Member of the Ohio House of Representatives from the Stark County district
- In office 1890–1892 Serving with John E. Monnot
- Preceded by: John E. Monnot and George W. Wilhelm
- Succeeded by: Benjamin F. Weybrecht, John Thomas, William H. Rowlen

Personal details
- Born: Edward Everett Dresbach 1863 Pickaway County, Ohio, U.S.
- Party: Democratic
- Occupation: Politician; preacher;

= Edward E. Dresbach =

American politician (born 1863)

Edward Everett Dresbach (born 1863) was an American politician and preacher from Ohio.

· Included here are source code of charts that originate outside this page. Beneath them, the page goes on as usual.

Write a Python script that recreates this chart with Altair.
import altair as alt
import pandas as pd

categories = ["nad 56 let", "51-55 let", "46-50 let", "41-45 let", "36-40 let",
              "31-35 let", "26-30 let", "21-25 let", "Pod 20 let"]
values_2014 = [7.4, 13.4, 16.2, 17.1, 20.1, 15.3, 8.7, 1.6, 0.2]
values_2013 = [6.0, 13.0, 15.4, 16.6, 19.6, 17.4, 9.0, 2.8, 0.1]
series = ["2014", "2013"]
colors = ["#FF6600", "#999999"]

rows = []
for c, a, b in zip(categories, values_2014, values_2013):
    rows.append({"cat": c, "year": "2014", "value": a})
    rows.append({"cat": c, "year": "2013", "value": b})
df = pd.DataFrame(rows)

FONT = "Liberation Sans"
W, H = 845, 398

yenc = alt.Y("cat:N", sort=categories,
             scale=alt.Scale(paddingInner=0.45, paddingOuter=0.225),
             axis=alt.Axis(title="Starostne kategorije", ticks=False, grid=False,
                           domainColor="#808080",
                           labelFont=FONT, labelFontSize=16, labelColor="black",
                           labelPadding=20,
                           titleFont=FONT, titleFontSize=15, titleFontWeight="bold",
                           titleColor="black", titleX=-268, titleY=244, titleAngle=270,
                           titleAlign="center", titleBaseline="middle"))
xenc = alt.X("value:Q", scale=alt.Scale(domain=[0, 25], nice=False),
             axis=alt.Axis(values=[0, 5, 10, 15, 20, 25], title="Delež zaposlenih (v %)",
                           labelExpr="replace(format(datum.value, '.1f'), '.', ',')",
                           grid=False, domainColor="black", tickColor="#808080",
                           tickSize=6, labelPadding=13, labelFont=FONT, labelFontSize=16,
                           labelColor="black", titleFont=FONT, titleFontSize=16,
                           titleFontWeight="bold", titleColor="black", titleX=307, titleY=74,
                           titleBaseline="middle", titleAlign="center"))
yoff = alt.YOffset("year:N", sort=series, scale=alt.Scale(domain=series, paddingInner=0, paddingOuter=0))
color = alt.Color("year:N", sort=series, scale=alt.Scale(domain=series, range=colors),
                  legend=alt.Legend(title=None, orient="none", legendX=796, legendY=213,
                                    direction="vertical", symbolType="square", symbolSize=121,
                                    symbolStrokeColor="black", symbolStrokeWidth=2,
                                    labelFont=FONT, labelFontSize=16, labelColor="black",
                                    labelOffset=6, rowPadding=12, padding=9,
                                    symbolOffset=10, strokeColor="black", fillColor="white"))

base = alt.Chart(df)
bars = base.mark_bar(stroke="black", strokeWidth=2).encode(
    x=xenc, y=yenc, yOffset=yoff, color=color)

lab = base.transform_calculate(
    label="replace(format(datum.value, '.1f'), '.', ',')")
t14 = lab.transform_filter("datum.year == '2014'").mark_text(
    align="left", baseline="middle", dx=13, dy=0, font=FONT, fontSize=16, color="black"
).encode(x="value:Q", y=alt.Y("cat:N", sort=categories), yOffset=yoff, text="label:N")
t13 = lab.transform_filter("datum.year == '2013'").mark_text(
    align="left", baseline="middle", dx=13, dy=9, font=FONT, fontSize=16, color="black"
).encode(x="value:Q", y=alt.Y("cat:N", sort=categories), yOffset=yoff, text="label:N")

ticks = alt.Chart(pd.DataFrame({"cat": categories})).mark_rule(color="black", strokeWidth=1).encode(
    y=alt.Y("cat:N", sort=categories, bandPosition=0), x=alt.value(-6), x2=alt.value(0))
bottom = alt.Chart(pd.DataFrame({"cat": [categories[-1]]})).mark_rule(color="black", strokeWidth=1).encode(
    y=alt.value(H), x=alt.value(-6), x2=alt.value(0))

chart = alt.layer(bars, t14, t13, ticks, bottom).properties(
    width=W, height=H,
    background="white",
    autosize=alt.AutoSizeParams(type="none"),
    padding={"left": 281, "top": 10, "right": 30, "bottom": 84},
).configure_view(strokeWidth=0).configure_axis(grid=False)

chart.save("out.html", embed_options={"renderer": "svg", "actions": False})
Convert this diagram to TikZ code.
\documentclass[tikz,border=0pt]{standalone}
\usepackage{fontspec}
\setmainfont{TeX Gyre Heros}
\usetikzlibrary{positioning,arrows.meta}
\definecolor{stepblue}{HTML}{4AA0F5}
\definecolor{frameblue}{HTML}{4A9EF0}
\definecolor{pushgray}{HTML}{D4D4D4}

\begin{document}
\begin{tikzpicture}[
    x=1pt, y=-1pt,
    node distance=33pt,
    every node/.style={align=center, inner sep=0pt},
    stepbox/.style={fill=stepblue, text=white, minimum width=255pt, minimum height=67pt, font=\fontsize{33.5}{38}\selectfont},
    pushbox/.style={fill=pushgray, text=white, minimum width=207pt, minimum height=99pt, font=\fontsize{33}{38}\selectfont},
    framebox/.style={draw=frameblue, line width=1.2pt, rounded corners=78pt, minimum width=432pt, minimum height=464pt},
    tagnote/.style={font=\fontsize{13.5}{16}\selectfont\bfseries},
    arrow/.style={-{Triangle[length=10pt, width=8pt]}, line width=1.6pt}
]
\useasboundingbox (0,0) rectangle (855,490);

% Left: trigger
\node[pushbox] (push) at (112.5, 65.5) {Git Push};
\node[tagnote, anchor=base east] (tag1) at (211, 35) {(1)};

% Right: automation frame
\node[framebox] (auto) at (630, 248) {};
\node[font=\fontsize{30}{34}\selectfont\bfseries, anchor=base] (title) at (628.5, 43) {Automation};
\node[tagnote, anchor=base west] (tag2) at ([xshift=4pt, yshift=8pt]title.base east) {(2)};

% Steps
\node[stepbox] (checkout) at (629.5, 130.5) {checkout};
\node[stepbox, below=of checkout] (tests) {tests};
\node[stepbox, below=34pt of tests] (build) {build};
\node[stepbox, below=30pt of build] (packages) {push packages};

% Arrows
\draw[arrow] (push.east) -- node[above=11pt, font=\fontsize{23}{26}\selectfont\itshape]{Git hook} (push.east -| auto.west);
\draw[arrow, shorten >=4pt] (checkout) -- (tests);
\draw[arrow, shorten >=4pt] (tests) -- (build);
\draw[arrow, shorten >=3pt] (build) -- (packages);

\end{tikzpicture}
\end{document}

He served as a member of the Ohio House of Representatives, representing Stark County from 1890 to 1892.

==Early life==
Edward Everett Dresbach was born in 1863 in Pickaway County, Ohio. He worked on his father's farm until the age of 18. He then attended school in Ada.

==Career==
Dresbach moved to Wellington and preached there. After one year, he moved to Massillon to take charge of the congregation there.

Dresbach was a Democrat. He served as a member of the Ohio House of Representatives, representing Stark County from 1890 to 1892.

Following his election, his parishioners asked for his resignation. He resigned as preacher on February 1, 1889.